In 2021 there were 3400 reported romance scams in Australia, with victims losing $56 million, according to Scamwatch.
Men are just as likely as women to be scammed, people aged 45-54 report the most scams. After investment scams, dating and romance scams lose the most amount of money, ahead of false billing and identity theft.
Scamwatch offers some useful tips on how to spot romance scams. But here’s my advice.
Trust your gut. You’re not stupid. We’ve all been burnt. Why else would we be on the apps at 50? Sure, every potential partner will have at least one red flag but when it’s a whole collection of them, something is probably up.
Scammers love to ask you lots of questions but they don’t like answering yours.
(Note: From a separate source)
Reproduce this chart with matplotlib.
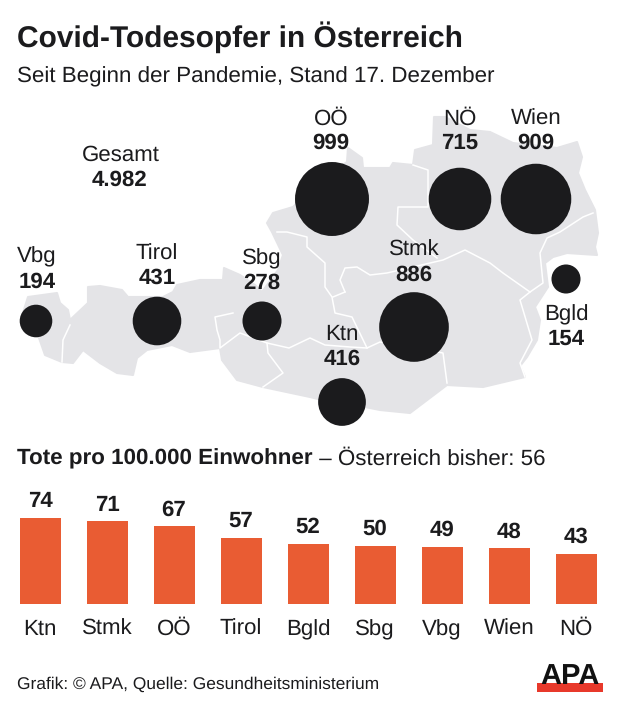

While it’s flattering to be asked about yourself, surely they would be keen to talk about their exciting lives? They’re doctors and engineers, working in top-secret jobs they can’t tell you much about, in exotic locations around the world. Tell me all about it, please. But they never do.
When your instinct tells you something is up, just block them. Unless you’re feeling particularly cruel. And then you can toy with them. But be better than me and just block them.
Remain optimistic, love is out there. I think.
It’s easy to label people who get hit up by romance scammers as desperate and lonely and stupid. And yes, they probably are at least one of those things.
I know I am a couple, which ones vary depending on the occasion, but this will never happen to me.
As my nanna used to say, if it’s too good to be true, it probably is.